MTU is a very critical setting and metric of any computer network.
It is the maximum number of bytes that can be sent and received over a particular connection, at once.

A smaller MTU results in more data packets being sent.

A larger MTU results in larger and fewer packets and is more efficient.

However, you can’t blindly set an arbitrary high MTU and be happy. The right MTU depends on your hardware and ISP.

Setting MTU too low will result in poor performance while setting it too high will result in packets fragmentation and poor performance as well.

Today we’re going to discuss the ways of determining the proper MTU size for your home router.

An MTU value is good for the network as long as no fragmenation of packets is required.

Test directly!

It is crucial to test your MTU best router setting without a router!
Otherwise, your packets will be fragmented if they exceed the router’s own MTU setting.
Our MTU testing commands will instruct the end server to not fragment the packets, but any intermediate servers which have a lower MTU will result in fragmentation of packets.
That’s why it is crucial to test up your MTU without the router.

That means you have to unplug your router and set the WAN network connection on your computer, for testing.
Once you hook up your WAN cable to your computer/laptop/etc. you can proceed to test.

Finding the sweet MTU with ping

To test if a given value of MTU is fine, we are going to use ping on Linux. A value of 1500 is a good starting point.

The -s option of ping specifies how many bytes of data we want to send to the destination server.

It is important to note that ping will actually send 28 bytes on top of that, which is the standard size of a TCP header.

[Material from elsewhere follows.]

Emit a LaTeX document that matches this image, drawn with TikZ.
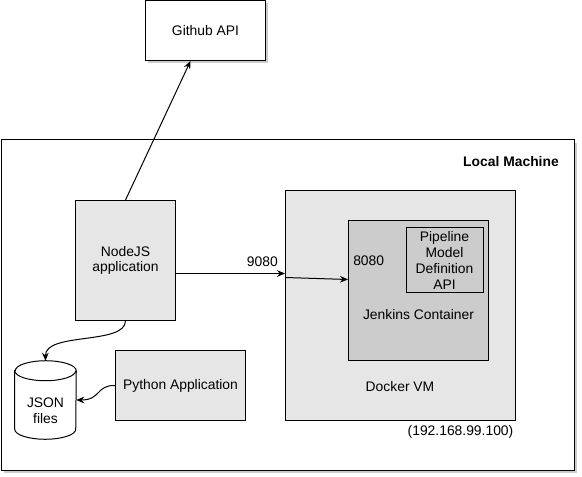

So to test if MTU if 1500 is good for you, supply ping -s with a payload of 1500 - 28

ping 1.1.1.1 -Mdo -c1 -s 1472

What do all the options mean?

  • -Mdo stands for “prohibit fragmentation, even local one”
  • -c1 specifies the count of ping requests, we are fine with just one
  • -s 1472 specifies the payload data size

Here’s a sample output:

PING 1.1.1.1 (1.1.1.1) 1472(1500) bytes of data.
ping: local error: Message too long, mtu=1492

--- 1.1.1.1 ping statistics ---
1 packets transmitted, 0 received, +1 errors, 100% packet loss, time 0ms

Note, how ping tells us the correct MTU value should be 1492.

Why is it 8 bytes less than the “standard”? Because in the case of a PPPoE connection that we use, the PPPoE protocol has an overhead of 8 bytes

Now, armed with the knowledge about the right MTU, repeat your test with 1492 - 28 and there will be no fragmentation:

ping 1.1.1.1 -Mdo -c1 -s 1464
PING 1.1.1.1 (1.1.1.1) 1464(1492) bytes of data.
1472 bytes from 1.1.1.1: icmp_seq=1 ttl=58 time=30.9 ms

--- 1.1.1.1 ping statistics ---
1 packets transmitted, 1 received, 0% packet loss, time 0ms
rtt min/avg/max/mdev = 30.940/30.940/30.940/0.000 ms

Now we can set the right value for MTU (1492) in the router settings. Make sure to use the value that will not cause fragmentation based on the tests above.